The People Resource in Valuation of Stocks (Part 2)

The US and UK automobile industries can be cited as instances of corporate sickness becoming evident long after decays in systems of managing people. Small investors, and others who depend on advisors to deploy their savings, must develop habits of questioning how companies view their human resources, and exiting from stocks of corporations that do not value their employees.

Who does not like to badger executives about perquisites, bonuses, and other such delicate matters? No matter how few the stocks we own in a giant corporation may be, we use every occasion to berate normally powerful and isolated executives about how they feather their nests! Well, the wheel may have come full circle, and it could be time to change tracks, and make sure instead that every skilled and experienced employee is paid well in competitive terms.

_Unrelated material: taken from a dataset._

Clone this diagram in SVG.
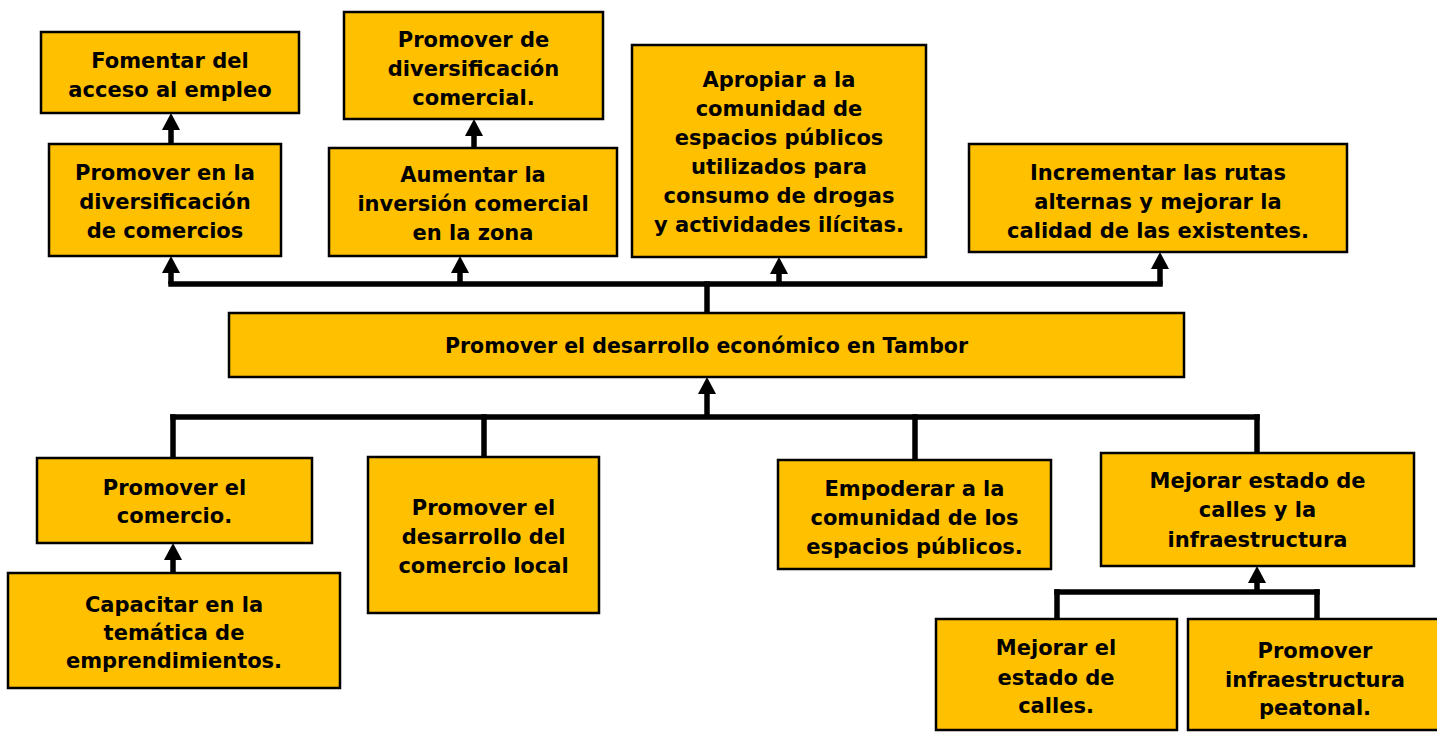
<svg xmlns="http://www.w3.org/2000/svg" width="1437" height="732" viewBox="0 0 1437 732">
<style>
.box{fill:#FFC000;stroke:#000;stroke-width:2.5}
.t{font-family:"DejaVu Sans","Liberation Sans",sans-serif;font-weight:bold;font-size:21px;fill:#000;text-anchor:middle}
.c{font-size:20.5px}
.ln{fill:none;stroke:#000;stroke-width:5.5;stroke-linecap:square}
.ar{fill:none;stroke:#000;stroke-width:5.5;marker-end:url(#ah)}
</style>
<defs>
<marker id="ah" markerUnits="userSpaceOnUse" markerWidth="18" markerHeight="18" viewBox="0 0 18 18" refX="9" refY="9" orient="auto">
<path d="M0 0 L17 9 L0 18 Z" fill="#000"/>
</marker>
</defs>
<rect width="1437" height="732" fill="#fff"/>
<g id="connectors">
<path class="ln" d="M707 313 V284"/>
<path class="ln" d="M171 284 H1160"/>
<path class="ar" d="M171 284 V264"/>
<path class="ar" d="M460 284 V264"/>
<path class="ar" d="M779 284 V265"/>
<path class="ar" d="M1160 284 V260"/>
<path class="ar" d="M171 144 V121"/>
<path class="ar" d="M474 148 V127"/>
<path class="ln" d="M173 417 H1257"/>
<path class="ln" d="M173 417 V457"/>
<path class="ln" d="M484 417 V456"/>
<path class="ln" d="M915 417 V459"/>
<path class="ln" d="M1257 417 V452"/>
<path class="ar" d="M707 417 V385"/>
<path class="ar" d="M173 573 V551"/>
<path class="ln" d="M1057 592 H1317"/>
<path class="ln" d="M1057 592 V618"/>
<path class="ln" d="M1317 592 V618"/>
<path class="ar" d="M1257 592 V574"/>
</g>
<g id="n1">
<rect class="box" x="41" y="32" width="258" height="81"/>
<text class="t" x="170" y="68">Fomentar del</text>
<text class="t" x="170" y="97">acceso al empleo</text>
</g>
<g id="n2">
<rect class="box" x="49" y="144" width="232" height="112"/>
<text class="t" x="165" y="180">Promover en la</text>
<text class="t" x="165" y="209">diversificación</text>
<text class="t" x="165" y="238">de comercios</text>
</g>
<g id="n3">
<rect class="box" x="344" y="12" width="259" height="107"/>
<text class="t" x="473.5" y="47">Promover de</text>
<text class="t" x="473.5" y="76">diversificación</text>
<text class="t" x="473.5" y="105">comercial.</text>
</g>
<g id="n4">
<rect class="box" x="329" y="148" width="288" height="108"/>
<text class="t" x="473" y="182">Aumentar la</text>
<text class="t" x="473" y="211">inversión comercial</text>
<text class="t" x="473" y="240">en la zona</text>
</g>
<g id="n5">
<rect class="box" x="632" y="45" width="294" height="212"/>
<text class="t" x="779" y="87">Apropiar a la</text>
<text class="t" x="779" y="116">comunidad de</text>
<text class="t" x="779" y="145">espacios públicos</text>
<text class="t" x="779" y="174">utilizados para</text>
<text class="t" x="779" y="203">consumo de drogas</text>
<text class="t" x="779" y="232">y actividades ilícitas.</text>
</g>
<g id="n6">
<rect class="box" x="969" y="144" width="378" height="108"/>
<text class="t" x="1158" y="180">Incrementar las rutas</text>
<text class="t" x="1158" y="209">alternas y mejorar la</text>
<text class="t" x="1158" y="238">calidad de las existentes.</text>
</g>
<g id="n7">
<rect class="box" x="229" y="313" width="955" height="64"/>
<text class="t c" x="706.5" y="353">Promover el desarrollo económico en Tambor</text>
</g>
<g id="n8">
<rect class="box" x="37" y="458" width="275" height="85"/>
<text class="t" x="174.5" y="495">Promover el</text>
<text class="t" x="174.5" y="523">comercio.</text>
</g>
<g id="n9">
<rect class="box" x="8" y="573" width="332" height="115"/>
<text class="t" x="174" y="612">Capacitar en la</text>
<text class="t" x="174" y="640">temática de</text>
<text class="t" x="174" y="668">emprendimientos.</text>
</g>
<g id="n10">
<rect class="box" x="368" y="457" width="231" height="156"/>
<text class="t" x="483.5" y="515">Promover el</text>
<text class="t" x="483.5" y="544">desarrollo del</text>
<text class="t" x="483.5" y="573">comercio local</text>
</g>
<g id="n11">
<rect class="box" x="778" y="460" width="273" height="109"/>
<text class="t" x="914.5" y="496">Empoderar a la</text>
<text class="t" x="914.5" y="525">comunidad de los</text>
<text class="t" x="914.5" y="554">espacios públicos.</text>
</g>
<g id="n12">
<rect class="box" x="1101" y="453" width="313" height="113"/>
<text class="t" x="1257.5" y="488">Mejorar estado de</text>
<text class="t" x="1257.5" y="517">calles y la</text>
<text class="t" x="1257.5" y="547">infraestructura</text>
</g>
<g id="n13">
<rect class="box" x="936" y="619" width="241" height="111"/>
<text class="t" x="1056" y="655">Mejorar el</text>
<text class="t" x="1056" y="685">estado de</text>
<text class="t" x="1056" y="713">calles.</text>
</g>
<g id="n14">
<rect class="box" x="1188" y="619" width="260" height="111"/>
<text class="t" x="1315" y="658">Promover</text>
<text class="t" x="1315" y="687">infraestructura</text>
<text class="t" x="1315" y="715">peatonal.</text>
</g>
</svg>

A Human Resources Approach to Appreciation of Stocks

How do professional managers rate human resources? We know that accountants can tell us about the best (and worst) stocks because they understand financial statements so well. Ditto for the marketing guys and their brand jargon! Should we now exchange confidences with people in Personnel to know which way our stocks are headed? Better still, should we vote for the best in this field to head companies in which we have stakes? They say that executives from all functions have to manage people to be successful, but how about giving the reins to the real Gurus who nurse and steer the thoroughbreds we love to cheer?

Investors with minor holdings of stocks cannot determine whom all runs companies, but no opportunity to interact with the rank and file should be missed. Some companies love to invite their investors to visit their manufacturing sites and social responsibility projects: perhaps we should now ask instead to see job evaluations, recruitment procedures, training programs, and appraisal systems!